Язык чудотворец, силач, властелин, он так круто переиначивает по своему произволу любую иноязычную форму, что она в самое короткое время теряет черты первородства, — не смешно ли дрожать и бояться, как бы не повредило ему какое-нибудь залетное чужеродное слово!

III

В истории русской культуры уже бывали эпохи, когда вопрос об иноязычных словах становился так же актуален, как сейчас.

Такой, например, была эпоха Белинского — 30-е и особенно 40-е годы XIX века, когда в русский язык из-за рубежа ворвалось множество новых понятий и слов. Полемика об этих словах велась с ожесточенною страстью. Белинский всем сердцем участвовал в ней и внес в нее много широких и мудрых идей, которые и сейчас могут направить на истинный путь всех размышляющих о родном языке. (См., например, его статьи «Голос в защиту от „Голоса в защиту русского языка“», «Карманный словарь иностранных слов», «Грамматические разыскания», соч. В. А. Васильева, «„Северная пчела“ — защитница правды и чистоты русского языка», «Взгляд на русскую литературу 1847 года» и многие другие.)

К сожалению, сложная позиция Белинского в этом сложном вопросе изображается в большинстве случаев чрезвычайно упрощенно. Не знаю, в силу каких побуждений пишущие о нем зачастую выпячивают одни его мысли и скрывают от читателей другие.

Получается зловредная ложь о Белинском, искажающая подлинную суть его мыслей.

Чтобы понять эти мысли во всем их объеме, мы должны раньше всего ясно представить себе, какие необычайные сдвиги происходили тогда в языке, и в частности, как огромно было количество иностранных оборотов и слов, вторгшихся в тогдашнюю русскую речь.

Их вторжение страшно тревожило и пугало реакционных пуристов, которые из недели в неделю, из месяца в месяц стихами и прозой выражали свою свирепую ненависть к ним. Над этими словами глумились даже на театральных подмостках.
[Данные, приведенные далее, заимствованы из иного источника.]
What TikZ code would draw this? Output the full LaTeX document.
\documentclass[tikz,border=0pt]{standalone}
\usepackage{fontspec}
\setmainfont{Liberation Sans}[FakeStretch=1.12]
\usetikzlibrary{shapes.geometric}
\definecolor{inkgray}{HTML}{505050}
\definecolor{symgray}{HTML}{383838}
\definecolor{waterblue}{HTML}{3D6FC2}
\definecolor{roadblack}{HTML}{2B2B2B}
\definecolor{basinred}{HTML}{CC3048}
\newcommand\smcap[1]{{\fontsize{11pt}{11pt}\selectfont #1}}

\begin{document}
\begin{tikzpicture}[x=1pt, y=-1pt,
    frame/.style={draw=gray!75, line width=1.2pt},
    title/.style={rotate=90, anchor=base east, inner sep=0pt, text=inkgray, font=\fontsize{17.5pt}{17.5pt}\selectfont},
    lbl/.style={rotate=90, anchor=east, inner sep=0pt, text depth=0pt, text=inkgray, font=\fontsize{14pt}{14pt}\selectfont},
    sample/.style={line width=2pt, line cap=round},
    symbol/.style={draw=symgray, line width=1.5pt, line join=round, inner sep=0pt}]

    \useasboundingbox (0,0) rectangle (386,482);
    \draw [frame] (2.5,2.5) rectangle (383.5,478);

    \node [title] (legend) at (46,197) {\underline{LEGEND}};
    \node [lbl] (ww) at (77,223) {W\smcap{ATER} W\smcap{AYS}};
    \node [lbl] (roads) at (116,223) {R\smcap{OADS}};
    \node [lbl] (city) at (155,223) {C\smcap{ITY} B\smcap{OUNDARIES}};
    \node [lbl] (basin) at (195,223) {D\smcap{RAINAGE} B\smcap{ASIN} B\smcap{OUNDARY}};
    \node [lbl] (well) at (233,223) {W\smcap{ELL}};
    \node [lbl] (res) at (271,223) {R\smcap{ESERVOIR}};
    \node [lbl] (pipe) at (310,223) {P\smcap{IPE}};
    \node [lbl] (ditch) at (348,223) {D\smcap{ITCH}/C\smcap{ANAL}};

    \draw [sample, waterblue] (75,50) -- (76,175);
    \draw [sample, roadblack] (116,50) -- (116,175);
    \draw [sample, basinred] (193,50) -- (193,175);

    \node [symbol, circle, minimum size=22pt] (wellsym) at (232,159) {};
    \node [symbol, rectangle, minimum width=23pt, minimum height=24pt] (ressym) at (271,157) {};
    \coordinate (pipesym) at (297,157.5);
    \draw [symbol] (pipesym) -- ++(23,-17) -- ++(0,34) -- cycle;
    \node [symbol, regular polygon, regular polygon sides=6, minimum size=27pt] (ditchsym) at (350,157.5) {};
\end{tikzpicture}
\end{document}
И вот, например, какую дикую мозаику составил из них некий разъяренный пурист, выхвативший их из журнальных статей того времени:

«Абсолютные принципы нашей рефлексии довели нас до френетического состояния, иллюзируя обыкновенную субстанциональность и простую реальность силою реактивного идеализирования с устранением изолирования предметов. Гуманные элементы мелочного анализа, так сказать, будучи замкнуты в грандиозности мировых феноменов жизни, сосредотачиваются в индивидуальной единичности. Отторгаясь от своих субъективных интересов, личность наша стремится в мир объективных фактов и идей, и здесь-то доктрина умов великих, универсальных, здесь-то виртуозность творения достигает своих высоких результатов».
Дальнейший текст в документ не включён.